Late last fall, the folks at Bowers & Wilkins resurrected one of the most iconic speakers in the company’s stable, or really any other brand’s for that matter. Fifteen years after its first introduction, the Bowers & Wilkins Zeppelin is making a second debut with new modern features like AirPlay 2 – all in that classic and utterly novel design. But, is the Zeppelin’s signature look all it’s cracked up to be, even with some refreshed functionality?
Hands-on review of the Bowers & Wilkins Zeppelin
Bowers & Wilkins launched the soon-to-be iconic first iteration of the Zeppelin speaker – which rocked built-in iPod and iPhone support – all the way back in 2007. The new iteration, which launched last October, continues that Apple emphasis nearly 15 years later. After using the Zeppelin as a daily driver over the past month or so, I’ve come to my own conclusion on the value of this $799 speaker. But let’s not get ahead of ourselves.
Before we get to anything about how the Zeppelin sounds or even how you’ll be able to play music from the speaker in the first place, we’ve got to talk about the signature Bowers & Wilkins design. Even a decade and a half after the speaker’s first release, the company is standing its ground on a design that is ultimately one of the more unique and eye-catching pieces of tech on the market.
Just as you’d expect from its name, this smart speaker is shaped like, well, a Zeppelin. Bowers & Wilkins took the distinct look from on-paper design to physical form with appropriately premium materials. A soft mesh fabric exterior coats the entire package. I’ve been enjoying the black model, but there’s a white model available, as well.
The most striking aspect of the design is the unique metal stand the Zeppelin precariously perches atop. This look hasn’t changed from the original incarnation, and the way that the stand connects to the speaker delivers an audio setup centerpiece that is as elegant now as it was back in the mid 2000s. I know calling a speaker elegant might be pushing it, but if there’s any model on the market that deserves such praise, it’s arguably the Bowers & Wilkins Zeppelin.
More than just dashing good looks
Dashing looks aside, we are talking about a speaker after all, and the Bowers & Wilkins Zeppelin has to do more than just look the part. And, with a $799 price tag, there are some big sound expectations to be met. I have to say that Bowers & Wilkins has really upheld that end of the bargain.
The speaker is room filling to say the least, and its 240W audio system should have no problems dishing out your tunes. Lately I’ve been listening to the Attack on Titan OST, and the Zeppelin’s soundstage has been nothing short of a treat for emphasizing the composer’s iconic drops. Out of the box, the tuning is quite polished, too. The bass isn’t overpowering but still has a punch to it, while the mids and highs flutter out of its Double-Dome tweeters and 90mm midrange drivers.
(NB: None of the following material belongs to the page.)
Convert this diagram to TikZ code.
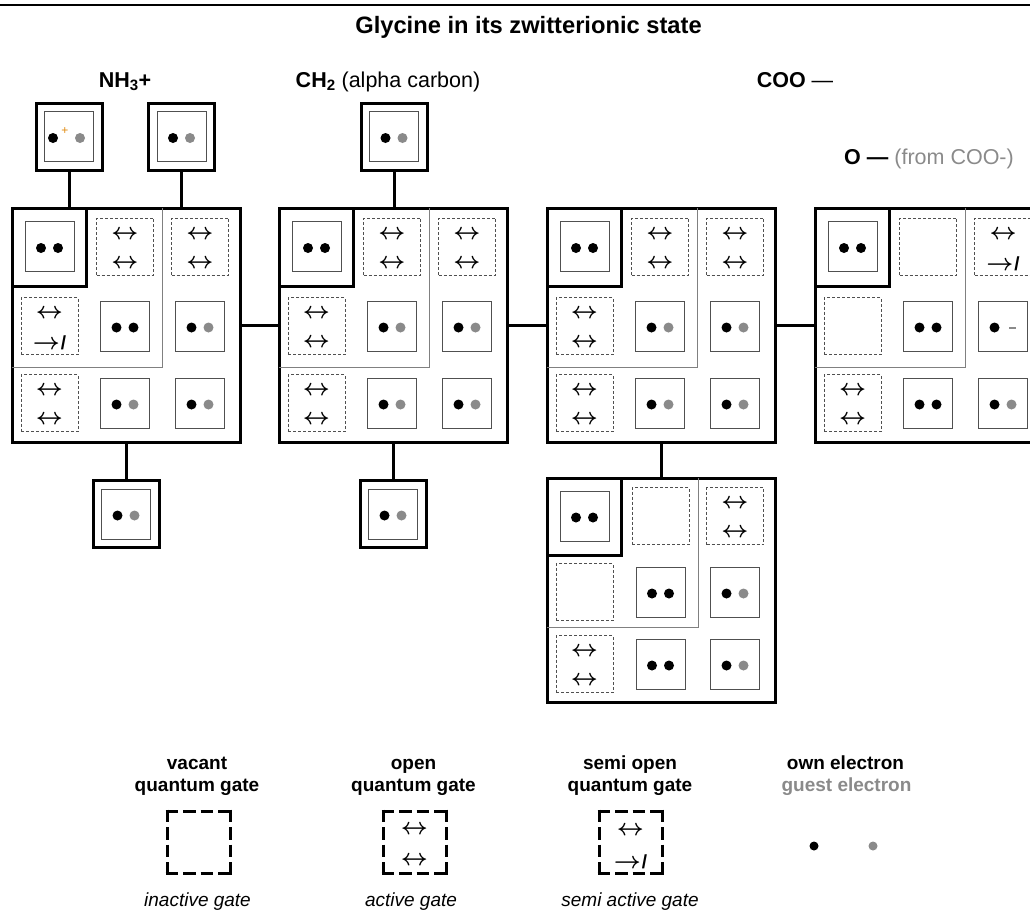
\RequirePackage{fix-cm}
\documentclass[tikz,border=0pt]{standalone}
\usepackage{fontspec}
\setmainfont{Liberation Sans}
\definecolor{guestgray}{HTML}{8A8A8A}
\definecolor{cellgray}{HTML}{505050}
\definecolor{sepgray}{HTML}{808080}
\definecolor{plusorange}{HTML}{E08A10}
\tikzset{
  blockbox/.style={draw=black, line width=3pt, minimum width=228pt, minimum height=234pt, inner sep=0pt, outer sep=0pt},
  blockboxs/.style={blockbox, minimum height=224pt},
  cornerbox/.style={draw=black, line width=3pt, minimum width=74pt, minimum height=78pt, inner sep=0pt, outer sep=0pt},
  solidcell/.style={draw=cellgray, line width=0.9pt, minimum width=49pt, minimum height=50pt, inner sep=0pt, outer sep=0pt},
  gatecell/.style={draw=cellgray, line width=0.8pt, dash pattern=on 3pt off 2pt, minimum width=57pt, minimum height=57pt, inner sep=0pt, outer sep=0pt},
  atomframe/.style={draw=black, line width=3pt, minimum width=66pt, minimum height=67pt, inner sep=0pt, outer sep=0pt},
  bond/.style={draw=black, line width=3pt},
  sepline/.style={draw=sepgray, line width=0.9pt},
  arrowtext/.style={inner sep=0pt, font=\boldmath\fontsize{23.5}{25}\selectfont},
  legendframe/.style={minimum width=63pt, minimum height=62pt, inner sep=0pt, outer sep=0pt},
  legenddash/.style={draw=black, line width=3pt, dash pattern=on 12.6pt off 5pt},
  heading/.style={font=\bfseries\fontsize{21.5}{26}\selectfont, inner sep=0pt, anchor=base},
  legendhead/.style={font=\bfseries\fontsize{19}{22}\selectfont, inner sep=0pt, anchor=base},
  legendfoot/.style={font=\itshape\fontsize{19}{22}\selectfont, inner sep=0pt, anchor=base},
  edot/.style={circle, inner sep=0pt, minimum size=10pt},
}
\newcommand\semislash{\hspace{1pt}{\bfseries\fontsize{19}{19}\selectfont /}}
\newcommand\pairbox[4]{%
  \node[solidcell] (#1) at (#2,#3) {};
  \fill[black] ([xshift=-8.5pt,yshift=-1.5pt]#1.center) circle[radius=5pt];
  \fill[#4] ([xshift=8.5pt,yshift=-1.5pt]#1.center) circle[radius=5pt];}
\newcommand\minusbox[3]{%
  \node[solidcell] (#1) at (#2,#3) {};
  \fill[black] ([xshift=-8.5pt,yshift=-1.5pt]#1.center) circle[radius=5pt];
  \draw[guestgray, line width=2pt] ([xshift=6pt,yshift=-1.5pt]#1.center) -- ([xshift=13pt,yshift=-1.5pt]#1.center);}
\newcommand\opengate[3]{%
  \node[gatecell] (#1) at (#2,#3) {};
  \node[arrowtext] (#1-up) at ([yshift=12pt]#1.center) {$\leftrightarrow$};
  \node[arrowtext] (#1-dn) at ([yshift=-17pt]#1.center) {$\leftrightarrow$};}
\newcommand\semigate[3]{%
  \node[gatecell] (#1) at (#2,#3) {};
  \node[arrowtext] (#1-up) at ([yshift=12pt]#1.center) {$\leftrightarrow$};
  \node[arrowtext] (#1-dn) at ([yshift=-17pt]#1.center) {$\rightarrow$\semislash};}
\newcommand\vacantgate[3]{\node[gatecell] (#1) at (#2,#3) {};}
\newcommand\legendbox[3]{%
  \node[legendframe] (#1) at (#2,#3) {};
  \draw[legenddash] ([xshift=-1.5pt]#1.north west) -- ([xshift=1.5pt]#1.north east);
  \draw[legenddash] ([xshift=-1.5pt]#1.south west) -- ([xshift=1.5pt]#1.south east);
  \draw[legenddash] ([yshift=1.5pt]#1.north west) -- ([yshift=-1.5pt]#1.south west);
  \draw[legenddash] ([yshift=1.5pt]#1.north east) -- ([yshift=-1.5pt]#1.south east);}
\begin{document}
\begin{tikzpicture}[x=1pt, y=-1pt]
\path[use as bounding box] (0,0) rectangle (1030,911);
\clip (0,0) rectangle (1030,911);
% top rule
\coordinate (ruleL) at (0,5);
\coordinate (ruleR) at (1030,5);
\draw[line width=2pt] (ruleL) -- (ruleR);
% title and headings
\node[font=\bfseries\fontsize{23.7}{28}\selectfont, inner sep=0pt, anchor=base] (title) at (528.5,33) {Glycine in its zwitterionic state};
\node[heading] (hN) at (125,87) {NH\textsubscript{3}+};
\node[heading] (hC) at (388,87) {CH\textsubscript{2} \mdseries (alpha carbon)};
\node[heading] (hCOO) at (795,87) {COO \mdseries —};
\node[heading] (hO) at (929,164) {O — \mdseries\textcolor{guestgray}{(from COO-)}};

% ---------- block 1 : NH3+ ----------
\begin{scope}[shift={(12,208)}]
  \node[blockbox] (b1) at (114,117) {};
  \draw[sepline] (150,0) -- (150,159) -- (0,159);
  \node[cornerbox] (b1k) at (37,39) {};
  \pairbox{b1c11}{37.5}{38.5}{black}
  \opengate{b1c12}{113}{38.5}
  \opengate{b1c13}{188}{38.5}
  \semigate{b1c21}{37.5}{118}
  \pairbox{b1c22}{113}{118}{black}
  \pairbox{b1c23}{188}{118}{guestgray}
  \opengate{b1c31}{37.5}{195}
  \pairbox{b1c32}{113}{195}{guestgray}
  \pairbox{b1c33}{188}{195}{guestgray}
\end{scope}
% ---------- block 2 : CH2 ----------
\begin{scope}[shift={(279,208)}]
  \node[blockbox] (b2) at (114,117) {};
  \draw[sepline] (150,0) -- (150,159) -- (0,159);
  \node[cornerbox] (b2k) at (37,39) {};
  \pairbox{b2c11}{37.5}{38.5}{black}
  \opengate{b2c12}{113}{38.5}
  \opengate{b2c13}{188}{38.5}
  \opengate{b2c21}{37.5}{118}
  \pairbox{b2c22}{113}{118}{guestgray}
  \pairbox{b2c23}{188}{118}{guestgray}
  \opengate{b2c31}{37.5}{195}
  \pairbox{b2c32}{113}{195}{guestgray}
  \pairbox{b2c33}{188}{195}{guestgray}
\end{scope}
% ---------- block 3 : C of COO ----------
\begin{scope}[shift={(547,208)}]
  \node[blockbox] (b3) at (114,117) {};
  \draw[sepline] (150,0) -- (150,159) -- (0,159);
  \node[cornerbox] (b3k) at (37,39) {};
  \pairbox{b3c11}{37.5}{38.5}{black}
  \opengate{b3c12}{113}{38.5}
  \opengate{b3c13}{188}{38.5}
  \opengate{b3c21}{37.5}{118}
  \pairbox{b3c22}{113}{118}{guestgray}
  \pairbox{b3c23}{188}{118}{guestgray}
  \opengate{b3c31}{37.5}{195}
  \pairbox{b3c32}{113}{195}{guestgray}
  \pairbox{b3c33}{188}{195}{guestgray}
\end{scope}
% ---------- block 4 : O- ----------
\begin{scope}[shift={(815,208)}]
  \node[blockbox] (b4) at (114,117) {};
  \draw[sepline] (150,0) -- (150,159) -- (0,159);
  \node[cornerbox] (b4k) at (37,39) {};
  \pairbox{b4c11}{37.5}{38.5}{black}
  \vacantgate{b4c12}{113}{38.5}
  \semigate{b4c13}{188}{38.5}
  \vacantgate{b4c21}{37.5}{118}
  \pairbox{b4c22}{113}{118}{black}
  \minusbox{b4c23}{188}{118}
  \opengate{b4c31}{37.5}{195}
  \pairbox{b4c32}{113}{195}{black}
  \pairbox{b4c33}{188}{195}{guestgray}
\end{scope}
% ---------- block 5 : O of COO ----------
\begin{scope}[shift={(547,478)}]
  \node[blockboxs] (b5) at (114,112) {};
  \draw[sepline] (151,0) -- (151,149) -- (0,149);
  \node[cornerbox, minimum height=77pt] (b5k) at (37,38.5) {};
  \pairbox{b5c11}{37.5}{38}{black}
  \vacantgate{b5c12}{113.5}{38}
  \opengate{b5c13}{188}{38}
  \vacantgate{b5c21}{37.5}{114}
  \pairbox{b5c22}{113.5}{114}{black}
  \pairbox{b5c23}{188}{114}{guestgray}
  \opengate{b5c31}{37.5}{186}
  \pairbox{b5c32}{113.5}{186}{black}
  \pairbox{b5c33}{188}{186}{guestgray}
\end{scope}

% ---------- hydrogen boxes ----------
\node[atomframe] (h1) at (69,136.5) {};
\node[solidcell] (h1i) at (69,136.5) {};
\node[edot, fill=black] (h1a) at (53,138) {};
\node[inner sep=0pt, text=plusorange, font=\fontsize{12}{12}\selectfont] (h1p) at (65,131) {+};
\node[edot, fill=guestgray] (h1b) at (80,138) {};
\node[atomframe] (h2) at (181.5,136.5) {};
\pairbox{h2i}{181.5}{136.5}{guestgray}
\node[atomframe] (h3) at (394,136.5) {};
\pairbox{h3i}{394}{136.5}{guestgray}
\node[atomframe] (h4) at (126,514) {};
\pairbox{h4i}{126}{514}{guestgray}
\node[atomframe] (h5) at (393,514) {};
\pairbox{h5i}{393}{514}{guestgray}

% ---------- bonds ----------
\draw[bond] (h1.south) -- (h1.south |- b1.north);
\draw[bond] (h2.south) -- (h2.south |- b1.north);
\draw[bond] (h3.south) -- (h3.south |- b2.north);
\draw[bond] (b1.south) -- (h4.north);
\draw[bond] (b2.south) -- (h5.north);
\draw[bond] (b1.east) -- (b2.west);
\draw[bond] (b2.east) -- (b3.west);
\draw[bond] (b3.east) -- (b4.west);
\draw[bond] (b3.south) -- (b5.north);

% ---------- legend ----------
\node[legendhead] (lv1) at (197,769) {vacant};
\node[legendhead] (lv2) at (197,791.5) {quantum gate};
\legendbox{lvbox}{198.5}{842}
\node[legendfoot] (lv3) at (197.5,906) {inactive gate};

\node[legendhead] (lo1) at (413.5,769) {open};
\node[legendhead] (lo2) at (413.5,791.5) {quantum gate};
\legendbox{lobox}{414.5}{842}
\node[arrowtext] (loa) at ([yshift=12pt]lobox.center) {$\leftrightarrow$};
\node[arrowtext] (lob) at ([yshift=-19pt]lobox.center) {$\leftrightarrow$};
\node[legendfoot] (lo3) at (411,906) {active gate};

\node[legendhead] (ls1) at (630,769) {semi open};
\node[legendhead] (ls2) at (630,791.5) {quantum gate};
\legendbox{lsbox}{630.5}{842}
\node[arrowtext] (lsa) at ([yshift=11pt]lsbox.center) {$\leftrightarrow$};
\node[arrowtext] (lsb) at ([yshift=-20pt]lsbox.center) {$\rightarrow$\semislash};
\node[legendfoot] (ls3) at (630,906) {semi active gate};

\node[legendhead] (le1) at (845.5,769) {own electron};
\node[legendhead, text=guestgray] (le2) at (846.5,791.5) {guest electron};
\node[edot, fill=black, minimum size=9pt] (leo) at (814,846) {};
\node[edot, fill=guestgray, minimum size=9pt] (leg) at (873,846) {};
\end{tikzpicture}
\end{document}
If you want to tune the speaker yourself, there is a companion app with adjustable EQ settings.
AirPlay 2 steals the spotlight.
Bowers & Wilkins had effectively won me over at this point of running through the spec sheet and performance of the Zeppelin, but it’s the connectivity that really seals the deal. Even with onboard Wi-Fi that enables Alexa and support for the companion app, AirPlay 2 is the star of the show. I won’t mince words – it’s really the only feature on the smart roster that matters to me and likely others too. The inclusion of Apple’s wireless standard also means that Bowers & Wilkins can come full circle on supporting iPhones, despite the over-14-year gap between models.
Where the downsides start to come into play, though, is on the wired connectivity front – which is ultimately to say that there isn’t any. On the back, there’s a USB-C port, but it is flagged as only a service port. So, anyone hoping to be able to plug in a wire and jam out like back in 2007 will be out of luck. The one saving grace in this context that I will mention is that the Wi-Fi connectivity has been so solid over my usage so far that I haven’t once thought about even needing to plug in.
First and foremost, there’s no getting around the fact that we’re talking about a $799 speaker. Even with Bowers & Wilkins’ legacy of being the kings of hi-fi, the steep price tag is going to be a nonstarter for some. But for everyone else, there is definitely enough value on the table to recommend the latest installment of the iconic speaker.
Throughout my testing, I’ve been comparing the Zeppelin to a pair of stereo HomePods, and I have to say that the single Zeppelin speaker has its perks. Even if Apple’s fine-tuning is a bit better for creating an immersive center speaker, Bowers & Wilkins takes them on with an audio array that can deliver full-sounding tracks with a wider soundstage. This is quite fitting since the demise of Apple’s flagship speaker has left a Zeppelin-shaped void that Bowers & Wilkins is more than happy to fill.
At the end of the day, if you love the iconic design offered by the Zeppelin, there’s even more of a reason to dive in now. I certainly found myself intrigued by the iconic form-factor, but I am ultimately giving the Zeppelin a seal of approval for its balanced sound and AirPlay 2 connectivity.